It’s hard to believe Undertale turns 8 today!!
I’m going to be posting more of my fic (2 chapters) today in celebration, but I wanted to post something a little more personal on my blog.
In Summer 2022, I gave birth to a squish. Bean is incredible. I adore them.
One day in late Fall/Winter of 2022/2023 we were going on an Amma/Bean outing to just see some more of the world. I decided to play the Undertale soundtrack because I was feeling nostalgic and it was a style of music Bean hadn’t heard yet.
When I say Bean imprinted on “Death by Glamour” I mean they imprinted on that song to the point that I was allowed listen to nothing else for 72+ hours straight. If I changed the song, they would straight up banshee scream until I put it back on.
Eventually, I showed Bean MTT’s boss battle and we listened to the Man on the Internet cover of the song as well. (This was the only variation I got in listening to the same song for almost a month.)
For Bean’s six month well check, Dada and I decided to get them a plush of Mettaton mostly as a joke. We figured we’d put it in a keepsake box to give to them after they graduated high school.
Nope. They imprinted on it! Ton-ton had to go everywhere. This was to the point we felt the need to get them a second one for their birthday in case Ton-ton the original got lost or came unstuffed.
I’ve found my Bean’s bond with MTT to be kind of interesting. I’m the primary “stay at home” caregiver to Bean, but I’m an actor and writer on the side. I’m also a relatively femme-looking transmasc person. So, sometimes, seeing them holding, cuddling, and just now starting to talk to MTT like a best friend makes me kind of emotional. I see their empathy for people who are different. I see the kind of love that I’m fostering in them for my community. I have hope for the way Bean will accept me in their easy acceptance of the “KISS Doll” as my parents call him.
I’ve just moved back about 5-10 minutes away from my family after a long time running all over the country and state. That, and I just came out to all of my family this year. There’s been some good moments in that and some very painful ones.

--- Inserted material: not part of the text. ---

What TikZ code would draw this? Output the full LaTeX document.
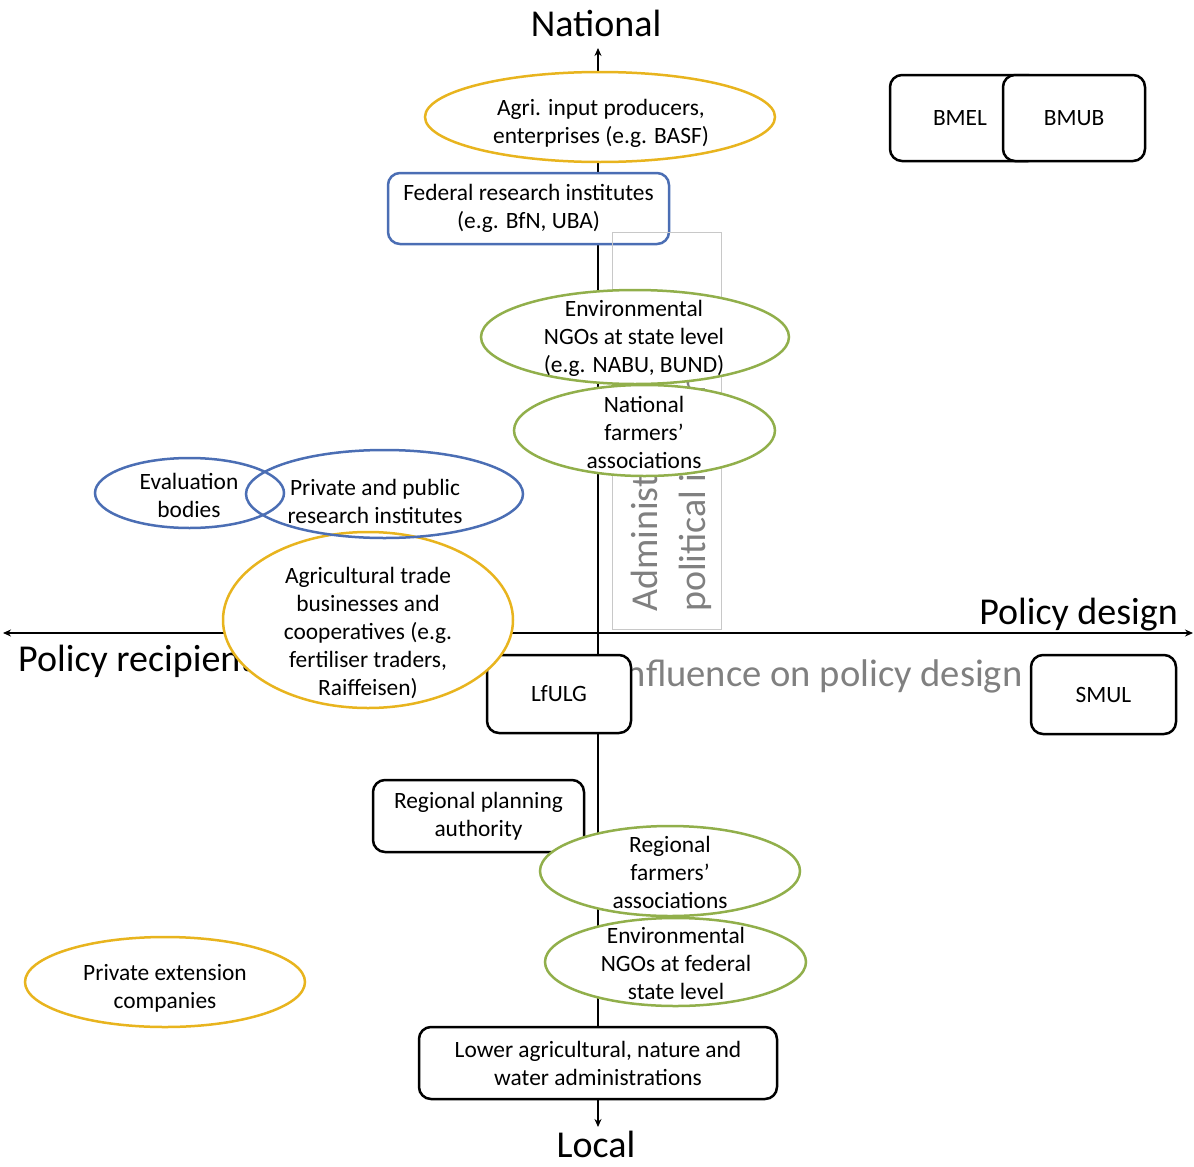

Dada (my spouse) and I started playing Undertale around Spring of 2023. My spouse hasn’t really played the game in any significant way, but we started with True Pacifist because life is too sad to do anything else. We’re only just getting into Waterfall because, as new parents, we don’t have a lot of free time.
But, I’m looking forward to meeting Mettaton again. Because, as weird as it sounds, I feel like I owe him an apology.
When I first played the game, I wanted to kill Mettaton … so badly. I hated him because, in a way, he reminded me of me. So, I figured killing him would feel like killing the part of me that I hated. I knew I couldn’t really do anything to myself without hurting the people I loved in ways I didn’t want to - I might have been self-centered at times, but I couldn’t do that. I couldn’t just leave. But, I was playing with my friend at the time and she was very adamant about playing True Pacifist and nothing else. (I also managed to get a spoiler about what happens to Alphys if you kill Mettaton and that really put me off it because Alphys was my favorite.)
But, in many ways, I hated Mettaton in the ways I hated myself. He was merely a stand in for me.
I “ran away” from home and changed my identity.
I upset my family.
I could be over dramatic.
I had my manic moments.
I wanted fame in my writing and my performance, and I wasn’t shy (or all that humble) about sharing my big dreams (or my talents there in).
So, I look forward to meeting him again because I owe that trans masc robot an apology for hating him so much.
For, through the eyes of my child, (through no expectation or conscious thought of Bean’s own) I’ve learned to love myself all because of a silly techno song and an Etsy plush.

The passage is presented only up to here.